Toda advogada gestante tem direito à vaga especial de estacionamento gratuita nos fóruns dos tribunais. ( art. 7º-A, I, b, EAOAB)

*Equiparada à portadora de necessidade especial, de mobilidade reduzida e temporária, pela Lei nº 13.146/2015 (Estatuto da Pessoa com Deficiência), a mulher gestante deve requerer o cartão para estacionamento em vaga especial junto à Secretaria de Mobilidade Urbana de sua cidade.

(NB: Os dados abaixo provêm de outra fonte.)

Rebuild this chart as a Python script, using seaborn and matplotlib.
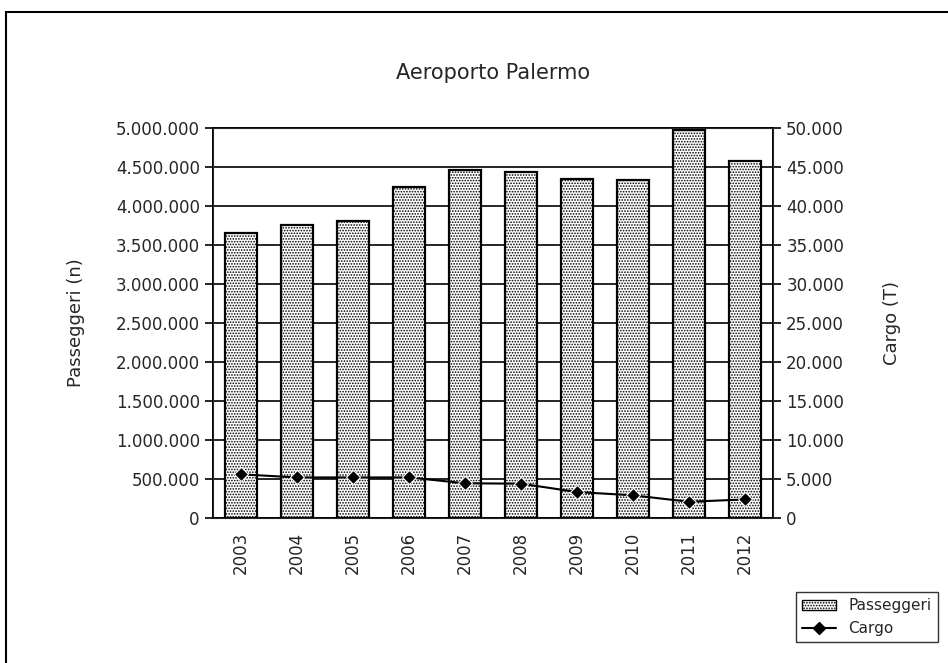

4. Suspensão de prazos processuais a partir do parto ou adoção

Toda advogada, com o parto ou adoção, quando for a única patrona da causa, pode solicitar a suspensão de prazos processuais por 30 dias (contado como dias úteis – podendo requerer a suspensão, ou a devolução do prazo.

Contados a partir da data do parto ou da concessão da adoção, mediante apresentação de certidão de nascimento ou documento similar que Comprove a realização do parto, ou de termo judicial que tenha concedido a adoção, desde que haja notificação ao cliente. (art. 7º-A, IV, EAOAB)

*O mesmo direito de suspensão assiste o pai, pelo prazo de 8 (oito) dias nos mesmos termos.

5. Preferência em sustentações orais e audiências

Toda advogada gestante, lactante, adotante ou que deu à luz tem preferência na ordem das sustentações orais e das audiências, mediante comprovação de sua condição. *Durante o período de amamentação até 120 dias. (Art. 7º-A, III, EAOAB)

6. Direito à creche Toda advogada gestante, lactante, adotante ou que deu à luz tem direito à creche, quando disponível, ou a local adequado para as necessidades do bebê pelo prazo de 120 (cento e vinte) dias. (Art. 7º-A, II, EAOAB).